**RECORDS SHOWN**

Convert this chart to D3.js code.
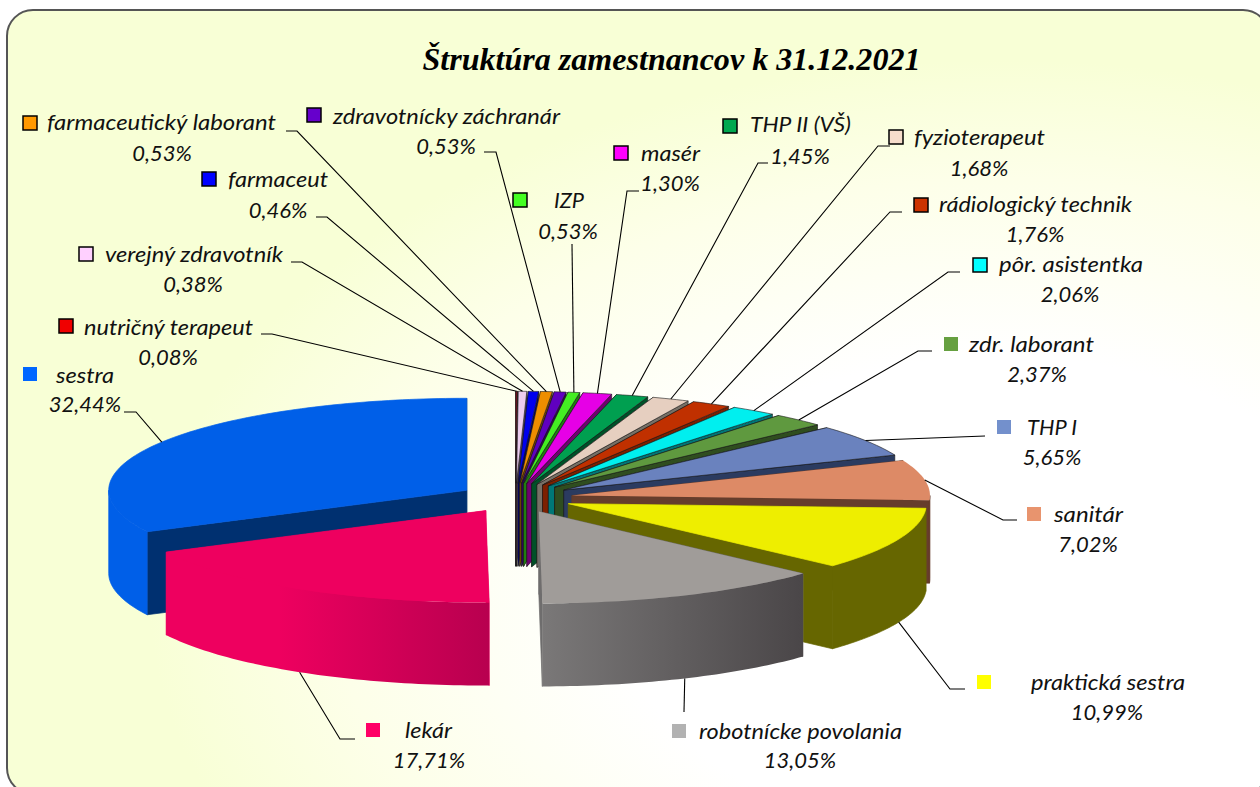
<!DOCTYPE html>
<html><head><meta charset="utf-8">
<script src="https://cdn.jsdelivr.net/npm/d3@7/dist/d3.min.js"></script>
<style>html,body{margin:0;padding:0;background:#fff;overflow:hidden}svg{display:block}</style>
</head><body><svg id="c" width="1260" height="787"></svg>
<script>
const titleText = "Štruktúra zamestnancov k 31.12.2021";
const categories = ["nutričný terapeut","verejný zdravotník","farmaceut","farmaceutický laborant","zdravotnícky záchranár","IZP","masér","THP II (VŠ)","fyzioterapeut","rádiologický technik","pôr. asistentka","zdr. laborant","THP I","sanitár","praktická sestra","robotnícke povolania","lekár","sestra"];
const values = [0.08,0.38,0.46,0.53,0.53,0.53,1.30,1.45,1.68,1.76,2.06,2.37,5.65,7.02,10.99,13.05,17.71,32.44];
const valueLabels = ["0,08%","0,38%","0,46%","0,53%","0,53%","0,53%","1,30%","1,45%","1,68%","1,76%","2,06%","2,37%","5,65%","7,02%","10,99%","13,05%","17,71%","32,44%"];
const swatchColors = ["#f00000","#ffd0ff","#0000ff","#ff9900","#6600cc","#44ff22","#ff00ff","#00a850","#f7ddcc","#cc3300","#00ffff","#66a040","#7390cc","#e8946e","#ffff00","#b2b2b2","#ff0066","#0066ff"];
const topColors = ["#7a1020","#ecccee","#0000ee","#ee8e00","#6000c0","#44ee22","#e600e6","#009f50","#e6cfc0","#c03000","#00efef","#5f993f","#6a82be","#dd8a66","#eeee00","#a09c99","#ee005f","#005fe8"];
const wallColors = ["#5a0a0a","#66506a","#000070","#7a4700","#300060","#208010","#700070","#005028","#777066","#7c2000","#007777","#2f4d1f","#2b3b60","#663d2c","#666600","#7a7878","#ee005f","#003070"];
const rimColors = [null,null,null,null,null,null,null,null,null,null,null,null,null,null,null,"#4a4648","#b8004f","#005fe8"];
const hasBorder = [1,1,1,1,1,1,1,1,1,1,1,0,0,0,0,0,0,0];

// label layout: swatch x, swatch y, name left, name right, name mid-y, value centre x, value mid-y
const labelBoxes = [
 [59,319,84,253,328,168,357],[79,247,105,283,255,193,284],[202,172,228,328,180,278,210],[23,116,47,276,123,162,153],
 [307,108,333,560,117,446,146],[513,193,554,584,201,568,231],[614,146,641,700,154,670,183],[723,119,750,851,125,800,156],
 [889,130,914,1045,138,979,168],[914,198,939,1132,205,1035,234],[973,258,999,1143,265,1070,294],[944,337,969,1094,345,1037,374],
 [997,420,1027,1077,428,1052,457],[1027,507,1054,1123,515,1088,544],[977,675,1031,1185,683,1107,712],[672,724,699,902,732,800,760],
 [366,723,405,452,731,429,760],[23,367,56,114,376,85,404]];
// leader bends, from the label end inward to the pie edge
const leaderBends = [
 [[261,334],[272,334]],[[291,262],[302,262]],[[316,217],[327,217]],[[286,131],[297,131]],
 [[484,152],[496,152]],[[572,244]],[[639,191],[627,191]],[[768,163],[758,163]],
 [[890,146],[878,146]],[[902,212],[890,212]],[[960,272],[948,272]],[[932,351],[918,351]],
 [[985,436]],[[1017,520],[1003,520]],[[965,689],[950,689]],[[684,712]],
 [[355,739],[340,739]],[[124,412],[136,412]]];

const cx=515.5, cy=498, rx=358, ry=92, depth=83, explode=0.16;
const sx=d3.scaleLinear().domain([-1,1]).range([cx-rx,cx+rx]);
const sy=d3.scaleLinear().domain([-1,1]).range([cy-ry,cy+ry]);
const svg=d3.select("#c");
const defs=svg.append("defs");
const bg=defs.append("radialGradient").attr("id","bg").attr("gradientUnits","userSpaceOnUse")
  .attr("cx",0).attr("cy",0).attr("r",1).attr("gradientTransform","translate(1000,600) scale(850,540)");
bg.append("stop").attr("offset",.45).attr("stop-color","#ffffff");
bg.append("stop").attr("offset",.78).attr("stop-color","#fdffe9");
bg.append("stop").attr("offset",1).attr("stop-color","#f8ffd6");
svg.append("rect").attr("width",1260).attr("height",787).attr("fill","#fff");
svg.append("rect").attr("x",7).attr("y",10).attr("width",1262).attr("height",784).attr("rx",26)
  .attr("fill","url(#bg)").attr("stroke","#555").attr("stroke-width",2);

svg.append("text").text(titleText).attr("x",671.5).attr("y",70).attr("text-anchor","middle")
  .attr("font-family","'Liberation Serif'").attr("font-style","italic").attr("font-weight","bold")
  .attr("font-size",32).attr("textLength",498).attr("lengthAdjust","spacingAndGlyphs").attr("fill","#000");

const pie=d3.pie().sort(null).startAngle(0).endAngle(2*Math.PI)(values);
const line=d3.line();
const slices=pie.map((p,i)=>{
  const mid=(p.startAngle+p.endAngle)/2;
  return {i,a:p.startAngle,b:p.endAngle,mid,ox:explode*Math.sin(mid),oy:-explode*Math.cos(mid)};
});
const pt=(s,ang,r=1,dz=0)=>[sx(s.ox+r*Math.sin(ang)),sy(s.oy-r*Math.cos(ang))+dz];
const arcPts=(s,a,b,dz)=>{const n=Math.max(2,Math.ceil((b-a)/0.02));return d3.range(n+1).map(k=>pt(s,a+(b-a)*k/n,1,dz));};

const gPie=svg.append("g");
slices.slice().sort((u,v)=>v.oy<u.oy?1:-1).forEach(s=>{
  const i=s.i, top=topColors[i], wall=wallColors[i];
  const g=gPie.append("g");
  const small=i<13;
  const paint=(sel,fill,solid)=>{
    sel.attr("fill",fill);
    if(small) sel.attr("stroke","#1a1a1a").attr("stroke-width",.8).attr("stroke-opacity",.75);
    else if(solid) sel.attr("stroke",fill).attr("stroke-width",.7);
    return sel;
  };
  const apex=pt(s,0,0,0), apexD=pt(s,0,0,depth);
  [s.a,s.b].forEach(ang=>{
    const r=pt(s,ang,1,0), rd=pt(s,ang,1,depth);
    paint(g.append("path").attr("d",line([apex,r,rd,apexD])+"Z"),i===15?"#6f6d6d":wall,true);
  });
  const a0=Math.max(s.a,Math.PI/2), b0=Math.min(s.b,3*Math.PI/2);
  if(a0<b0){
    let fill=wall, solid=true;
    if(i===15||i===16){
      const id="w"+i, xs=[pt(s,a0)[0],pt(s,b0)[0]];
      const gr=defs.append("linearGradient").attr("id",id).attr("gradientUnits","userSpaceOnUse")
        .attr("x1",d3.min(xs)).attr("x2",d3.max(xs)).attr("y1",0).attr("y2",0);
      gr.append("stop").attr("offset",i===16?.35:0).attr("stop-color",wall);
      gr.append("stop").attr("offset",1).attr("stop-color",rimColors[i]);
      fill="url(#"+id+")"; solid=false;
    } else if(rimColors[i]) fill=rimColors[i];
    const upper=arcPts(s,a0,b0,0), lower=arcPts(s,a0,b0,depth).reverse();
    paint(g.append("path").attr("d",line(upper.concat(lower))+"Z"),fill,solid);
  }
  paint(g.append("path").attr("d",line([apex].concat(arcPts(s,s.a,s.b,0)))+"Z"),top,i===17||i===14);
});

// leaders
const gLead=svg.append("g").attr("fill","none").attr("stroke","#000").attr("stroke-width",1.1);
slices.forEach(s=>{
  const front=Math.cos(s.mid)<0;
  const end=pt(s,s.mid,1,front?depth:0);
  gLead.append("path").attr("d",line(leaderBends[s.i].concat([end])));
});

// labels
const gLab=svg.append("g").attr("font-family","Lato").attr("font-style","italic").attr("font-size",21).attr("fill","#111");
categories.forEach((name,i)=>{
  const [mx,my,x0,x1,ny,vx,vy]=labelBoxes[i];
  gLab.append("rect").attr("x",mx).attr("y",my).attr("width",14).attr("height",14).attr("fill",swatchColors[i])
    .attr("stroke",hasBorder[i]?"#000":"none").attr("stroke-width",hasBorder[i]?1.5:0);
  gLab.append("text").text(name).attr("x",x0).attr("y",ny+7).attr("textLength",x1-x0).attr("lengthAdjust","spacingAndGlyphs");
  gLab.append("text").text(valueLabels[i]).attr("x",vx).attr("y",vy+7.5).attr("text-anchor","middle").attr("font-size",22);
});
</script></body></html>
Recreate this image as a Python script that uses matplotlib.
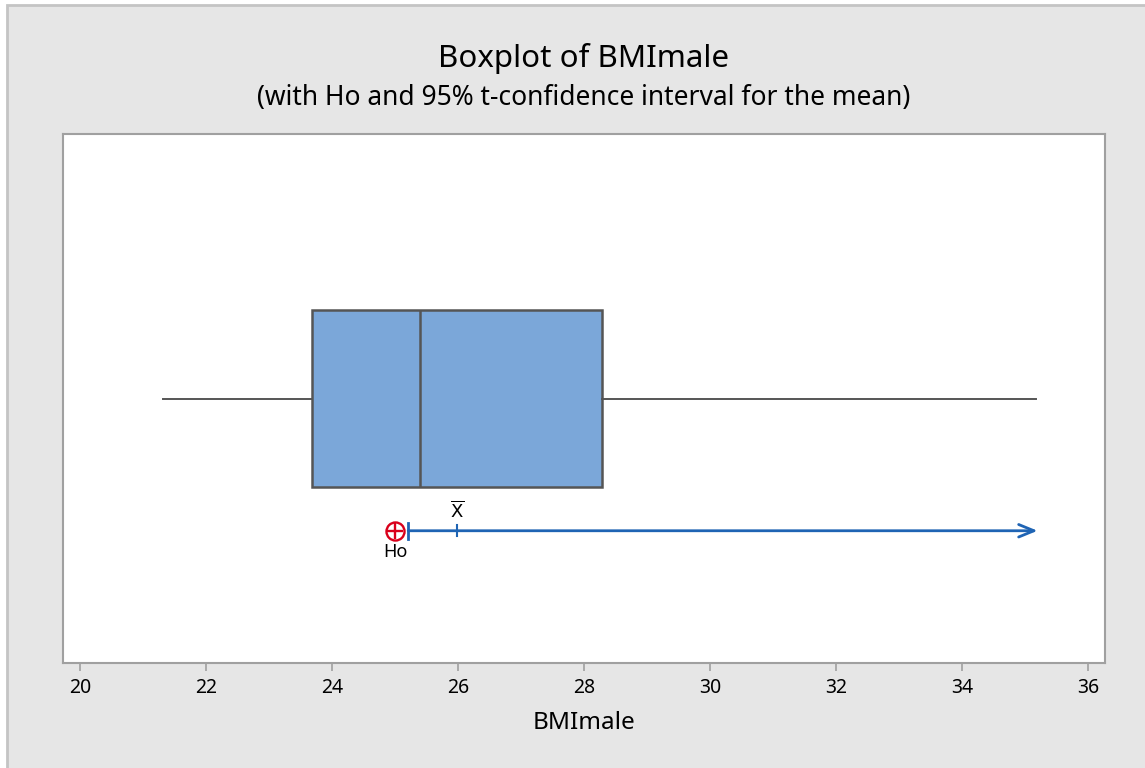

**DO THIS**
Only the lines from the start of the records through the line containing "const hasBorder = [1,1,1,1,1,1,1,1,1,1,1,0,0,0,0,0,0,0];" should be repeated, word for word, with the pictures left out.

**EXERCISE OUTPUT**
Convert this chart to D3.js code.
<!DOCTYPE html>
<html><head><meta charset="utf-8">
<script src="https://cdn.jsdelivr.net/npm/d3@7/dist/d3.min.js"></script>
<style>html,body{margin:0;padding:0;background:#fff;overflow:hidden}svg{display:block}</style>
</head><body><svg id="c" width="1260" height="787"></svg>
<script>
const titleText = "Štruktúra zamestnancov k 31.12.2021";
const categories = ["nutričný terapeut","verejný zdravotník","farmaceut","farmaceutický laborant","zdravotnícky záchranár","IZP","masér","THP II (VŠ)","fyzioterapeut","rádiologický technik","pôr. asistentka","zdr. laborant","THP I","sanitár","praktická sestra","robotnícke povolania","lekár","sestra"];
const values = [0.08,0.38,0.46,0.53,0.53,0.53,1.30,1.45,1.68,1.76,2.06,2.37,5.65,7.02,10.99,13.05,17.71,32.44];
const valueLabels = ["0,08%","0,38%","0,46%","0,53%","0,53%","0,53%","1,30%","1,45%","1,68%","1,76%","2,06%","2,37%","5,65%","7,02%","10,99%","13,05%","17,71%","32,44%"];
const swatchColors = ["#f00000","#ffd0ff","#0000ff","#ff9900","#6600cc","#44ff22","#ff00ff","#00a850","#f7ddcc","#cc3300","#00ffff","#66a040","#7390cc","#e8946e","#ffff00","#b2b2b2","#ff0066","#0066ff"];
const topColors = ["#7a1020","#ecccee","#0000ee","#ee8e00","#6000c0","#44ee22","#e600e6","#009f50","#e6cfc0","#c03000","#00efef","#5f993f","#6a82be","#dd8a66","#eeee00","#a09c99","#ee005f","#005fe8"];
const wallColors = ["#5a0a0a","#66506a","#000070","#7a4700","#300060","#208010","#700070","#005028","#777066","#7c2000","#007777","#2f4d1f","#2b3b60","#663d2c","#666600","#7a7878","#ee005f","#003070"];
const rimColors = [null,null,null,null,null,null,null,null,null,null,null,null,null,null,null,"#4a4648","#b8004f","#005fe8"];
const hasBorder = [1,1,1,1,1,1,1,1,1,1,1,0,0,0,0,0,0,0];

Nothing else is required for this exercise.